* **WRITTEN PROBLEM**
Copy all the entries word for word, but omit the pictures.

— START OF SUPPLIED MATERIAL —

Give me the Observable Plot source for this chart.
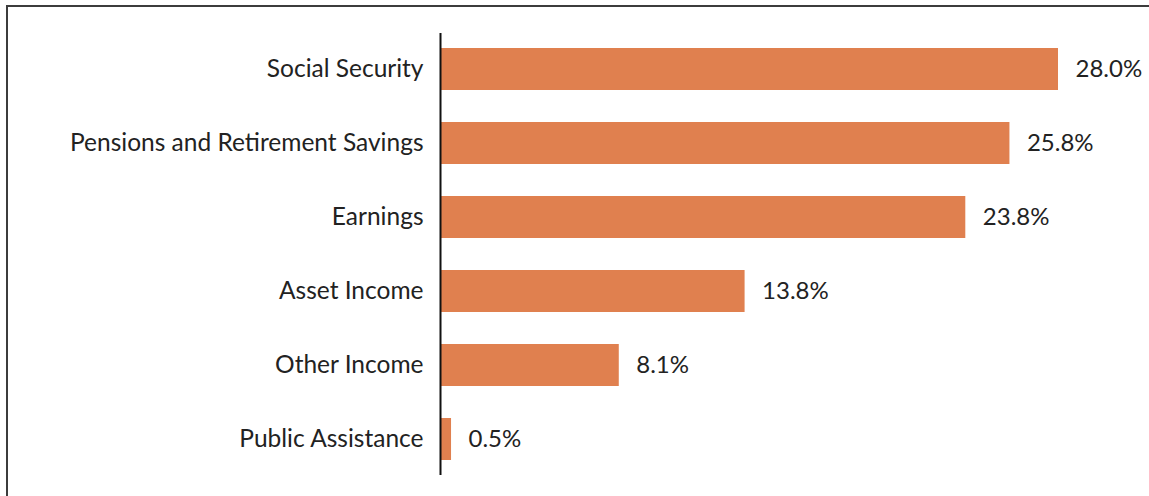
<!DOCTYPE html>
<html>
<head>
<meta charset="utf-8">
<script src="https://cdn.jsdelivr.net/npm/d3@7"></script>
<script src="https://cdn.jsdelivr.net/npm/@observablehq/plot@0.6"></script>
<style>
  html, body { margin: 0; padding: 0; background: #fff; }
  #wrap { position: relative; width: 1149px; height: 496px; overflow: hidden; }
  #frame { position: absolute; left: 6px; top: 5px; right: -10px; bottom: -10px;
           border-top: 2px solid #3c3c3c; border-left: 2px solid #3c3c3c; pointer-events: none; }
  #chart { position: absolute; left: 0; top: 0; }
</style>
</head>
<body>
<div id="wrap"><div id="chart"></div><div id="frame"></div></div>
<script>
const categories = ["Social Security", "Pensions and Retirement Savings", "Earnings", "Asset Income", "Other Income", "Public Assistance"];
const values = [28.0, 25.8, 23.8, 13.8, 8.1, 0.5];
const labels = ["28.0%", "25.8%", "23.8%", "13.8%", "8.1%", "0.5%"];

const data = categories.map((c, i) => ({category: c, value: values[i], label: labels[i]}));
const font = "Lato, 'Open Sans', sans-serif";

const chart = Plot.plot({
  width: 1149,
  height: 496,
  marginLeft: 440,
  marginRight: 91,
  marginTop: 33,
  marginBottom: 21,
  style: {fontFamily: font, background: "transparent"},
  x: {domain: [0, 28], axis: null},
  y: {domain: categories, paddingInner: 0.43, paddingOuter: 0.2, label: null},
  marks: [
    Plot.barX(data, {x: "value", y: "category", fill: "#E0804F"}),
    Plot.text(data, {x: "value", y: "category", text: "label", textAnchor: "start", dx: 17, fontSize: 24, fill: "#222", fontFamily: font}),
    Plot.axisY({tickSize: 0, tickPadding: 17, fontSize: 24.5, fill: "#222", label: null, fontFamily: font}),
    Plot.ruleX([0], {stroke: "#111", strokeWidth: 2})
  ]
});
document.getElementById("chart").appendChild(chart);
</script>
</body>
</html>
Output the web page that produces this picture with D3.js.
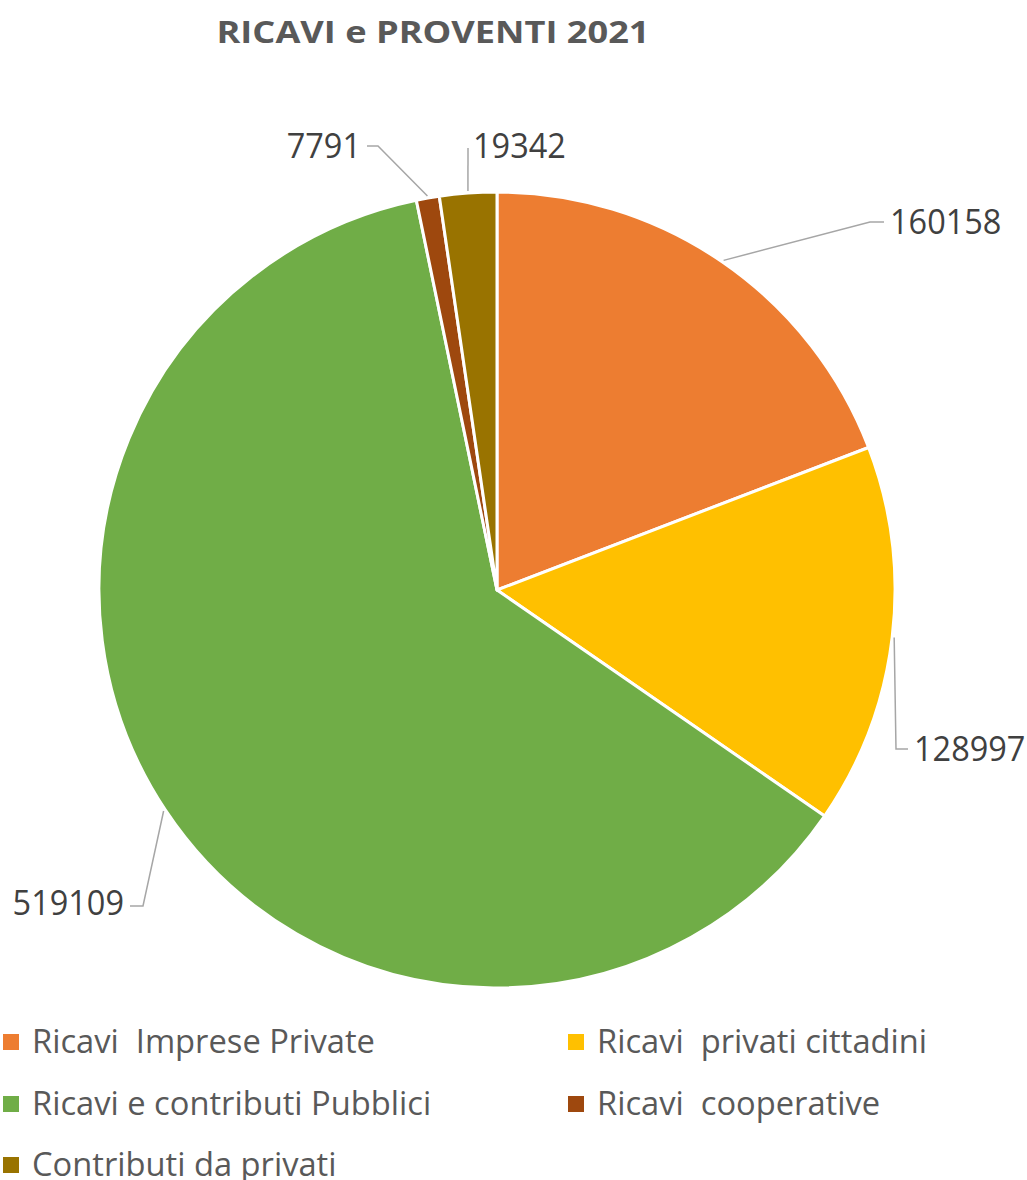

— END OF SUPPLIED MATERIAL —

* **TASK RESULT**
Give me the Observable Plot source for this chart.
<!DOCTYPE html>
<html>
<head>
<meta charset="utf-8">
<script src="https://cdn.jsdelivr.net/npm/d3@7"></script>
<script src="https://cdn.jsdelivr.net/npm/@observablehq/plot@0.6"></script>
<style>
  html, body { margin: 0; padding: 0; background: #fff; }
  #wrap { position: relative; width: 1149px; height: 496px; overflow: hidden; }
  #frame { position: absolute; left: 6px; top: 5px; right: -10px; bottom: -10px;
           border-top: 2px solid #3c3c3c; border-left: 2px solid #3c3c3c; pointer-events: none; }
  #chart { position: absolute; left: 0; top: 0; }
</style>
</head>
<body>
<div id="wrap"><div id="chart"></div><div id="frame"></div></div>
<script>
const categories = ["Social Security", "Pensions and Retirement Savings", "Earnings", "Asset Income", "Other Income", "Public Assistance"];
const values = [28.0, 25.8, 23.8, 13.8, 8.1, 0.5];
const labels = ["28.0%", "25.8%", "23.8%", "13.8%", "8.1%", "0.5%"];

const data = categories.map((c, i) => ({category: c, value: values[i], label: labels[i]}));
const font = "Lato, 'Open Sans', sans-serif";

const chart = Plot.plot({
  width: 1149,
  height: 496,
  marginLeft: 440,
  marginRight: 91,
  marginTop: 33,
  marginBottom: 21,
  style: {fontFamily: font, background: "transparent"},
  x: {domain: [0, 28], axis: null},
  y: {domain: categories, paddingInner: 0.43, paddingOuter: 0.2, label: null},
  marks: [
    Plot.barX(data, {x: "value", y: "category", fill: "#E0804F"}),
    Plot.text(data, {x: "value", y: "category", text: "label", textAnchor: "start", dx: 17, fontSize: 24, fill: "#222", fontFamily: font}),
    Plot.axisY({tickSize: 0, tickPadding: 17, fontSize: 24.5, fill: "#222", label: null, fontFamily: font}),
    Plot.ruleX([0], {stroke: "#111", strokeWidth: 2})
  ]
});
document.getElementById("chart").appendChild(chart);
</script>
</body>
</html>
Output the web page that produces this picture with D3.js.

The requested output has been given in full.